Playful recognition of each other’s prowess … Aakash Odedra and Hu Shenyuan in Samsara. Photograph: Murdo MacLeod/The Guardian

The speed at which Hu Shenyuan’s hands race across Aakash Odedra’s body is mesmerising. Spider-like in their virtuosity, they almost don’t seem real. It’s one of many moments of ingenious connection between the two accomplished dancers in this atmospheric performance of Samsara.

The production is inspired by the 16th-century Chinese novel Journey to the West, in which a Buddhist monk in the seventh century travels west across Central Asia and India in search of authentic Buddhist texts. Choreographed and performed by Odedra and Hu, Samsara does not regurgitate a strict narrative but instead flows between themes and heavily symbolic movements of searching, connection and rebirth.

Spiritual iconography … Aakash Odedra and Hu Shenyuan.
Spiritual iconography … Aakash Odedra and Hu Shenyuan. Photograph: Murdo MacLeod/The Guardian

Sand and metallic statues, often crouched or mid-stride, populate the dusky and half-lit stage. Space and time become uncertain as the dancers move between different spotlights or appear and disappear with lights that fade in and out. We traverse vast distances, we fall into memory. Three spectral musicians appear behind a semi-transparent screen. In Nicki Wells’ composition, throat singing mixes with urgent drumming and pealing strings to reverberate with the dancers’ movements. Added to this heady mix is the range of sounds Odedra can make with his feet: a slap, a stamp, a stutter.
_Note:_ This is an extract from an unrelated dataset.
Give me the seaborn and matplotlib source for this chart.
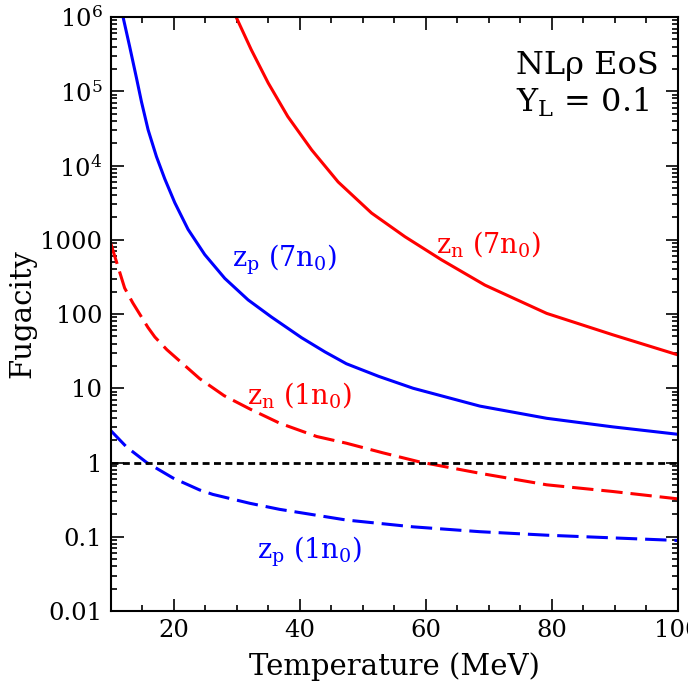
import numpy as np
import pandas as pd
import seaborn as sns
import matplotlib
matplotlib.use("Agg")
import matplotlib.pyplot as plt
from matplotlib.ticker import MultipleLocator, FixedLocator, FixedFormatter, LogLocator, NullFormatter

# Fugacity curves vs temperature (MeV)
T_zp7 = [11.95, 13.0, 14.08, 14.87, 15.93, 17.25, 18.57, 20.16, 22.27, 24.92, 28.1,
         31.8, 35.5, 40.3, 44.0, 47.4, 52.5, 58.0, 68.6, 79.2, 89.7, 100.0]
z_zp7 = [1.0e6, 4.0e5, 1.51e5, 7.24e4, 3.02e4, 1.32e4, 6.61e3, 3.16e3, 1.38e3, 631.0, 302.0,
         155.0, 91.2, 47.9, 30.9, 21.4, 14.5, 10.0, 5.75, 3.94, 3.02, 2.40]

T_zn7 = [29.9, 32.3, 35.0, 38.1, 41.9, 46.1, 51.4, 56.7, 62.5, 69.4, 79.2, 89.7, 100.0]
z_zn7 = [1.0e6, 3.63e5, 1.29e5, 4.57e4, 1.62e4, 6.0e3, 2.29e3, 1.10e3, 537.0, 245.0, 102.0, 52.5, 28.2]

T_zn1 = [10.0, 12.2, 13.5, 15.9, 17.0, 18.9, 24.1, 28.0, 32.1, 36.8, 42.7, 47.4, 53.2,
         59.0, 68.6, 79.2, 89.7, 100.0]
z_zn1 = [891.0, 224.0, 141.0, 66.0, 49.0, 33.1, 13.5, 7.94, 5.25, 3.39, 2.24, 1.82, 1.35,
         1.02, 0.716, 0.501, 0.407, 0.324]

T_zp1 = [10.0, 12.5, 15.7, 19.9, 24.1, 26.2, 32.1, 36.8, 47.4, 58.0, 68.6, 79.2, 89.7, 100.0]
z_zp1 = [2.69, 1.62, 1.0, 0.617, 0.427, 0.372, 0.282, 0.234, 0.168, 0.136, 0.117, 0.105, 0.0966, 0.0891]

y_ticks = [0.01, 0.1, 1, 10, 100, 1000, 1e4, 1e5, 1e6]
y_tick_labels = ["0.01", "0.1", "1", "10", "100", "1000", r"$10^4$", r"$10^5$", r"$10^6$"]

sns.set_style("ticks")
plt.rcParams["font.family"] = ["DejaVu Serif"]
plt.rcParams["mathtext.fontset"] = "dejavuserif"
for key in ["text.color", "axes.labelcolor", "xtick.color", "ytick.color", "axes.edgecolor"]:
    plt.rcParams[key] = "black"

fig = plt.figure(figsize=(6.88, 6.83), dpi=100)
ax = fig.add_axes([0.161, 0.1054, 0.824, 0.8697])

dash = (0, (7.0, 2.6))
series = [
    (T_zp7, z_zp7, "blue", "-"),
    (T_zn7, z_zn7, "red", "-"),
    (T_zn1, z_zn1, "red", dash),
    (T_zp1, z_zp1, "blue", dash),
]
for T, z, c, ls in series:
    df = pd.DataFrame({"T": T, "z": z})
    sns.lineplot(data=df, x="T", y="z", ax=ax, color=c, linewidth=2.2,
                 linestyle=ls, estimator=None, sort=True)

ax.axhline(1.0, color="black", linewidth=2.0, linestyle=(0, (2.5, 1.6)))

ax.set_yscale("log")
ax.set_xlim(10, 100)
ax.set_ylim(0.01, 1e6)

ax.xaxis.set_major_locator(MultipleLocator(20))
ax.xaxis.set_minor_locator(MultipleLocator(5))
ax.yaxis.set_major_locator(FixedLocator(y_ticks))
ax.yaxis.set_major_formatter(FixedFormatter(y_tick_labels))
ax.yaxis.set_minor_locator(LogLocator(base=10, subs=np.arange(2, 10), numticks=20))
ax.yaxis.set_minor_formatter(NullFormatter())

ax.tick_params(which="both", direction="in", top=True, right=True, labelsize=17.5, width=1.2)
ax.tick_params(which="major", length=9, pad=6)
ax.tick_params(which="minor", length=4.5)
for s in ax.spines.values():
    s.set_linewidth(1.5)

ax.set_xlabel("Temperature (MeV)", fontsize=21, labelpad=7)
ax.set_ylabel("Fugacity", fontsize=21, labelpad=3)

lab_fs = 19.5
ax.text(29.2, 10**2.73, r"z$_\mathrm{p}$ (7n$_0$)", color="blue", fontsize=lab_fs, va="center")
ax.text(61.7, 10**2.94, r"z$_\mathrm{n}$ (7n$_0$)", color="red", fontsize=lab_fs, va="center")
ax.text(31.7, 10**0.91, r"z$_\mathrm{n}$ (1n$_0$)", color="red", fontsize=lab_fs, va="center")
ax.text(33.2, 10**-1.2, r"z$_\mathrm{p}$ (1n$_0$)", color="blue", fontsize=lab_fs, va="center")

ax.text(0.714, 0.904, "NLρ EoS", transform=ax.transAxes, ha="left", va="baseline", fontsize=23)
ax.text(0.714, 0.840, r"Y$_\mathrm{L}$ = 0.1", transform=ax.transAxes, ha="left", va="baseline", fontsize=23)

fig.savefig("out.png", dpi=100)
The forceful articulation of Odedra’s movements (he is trained in Indian classical dances of Bharatanatyam and Kathak) are often beautifully counterpointed with Chinese dancer Hu’s elastic form. As they tentatively emerge from the shadows to make first contact, aggressive swipes and evasive rolls turn into a playful recognition of each other’s prowess. A unity of difference emerges, the dancers either calling and responding to each other’s movements as they eat up the space, or physically joining together for an inventive delve into cultural and spiritual iconography. While upside-down in a headstand, Odedra’s raised crossed legs become the seated legs of Hu, who rests his head on one hand as though deep in thought.

Towards the end of Samsara, Odedra and Hu become versions of one another, dancing in sync under the whisper of cascading sand and between the now increased number of statues. In this heady world of symbolism, under the weight of history and identity, Odedra and Hu are electric.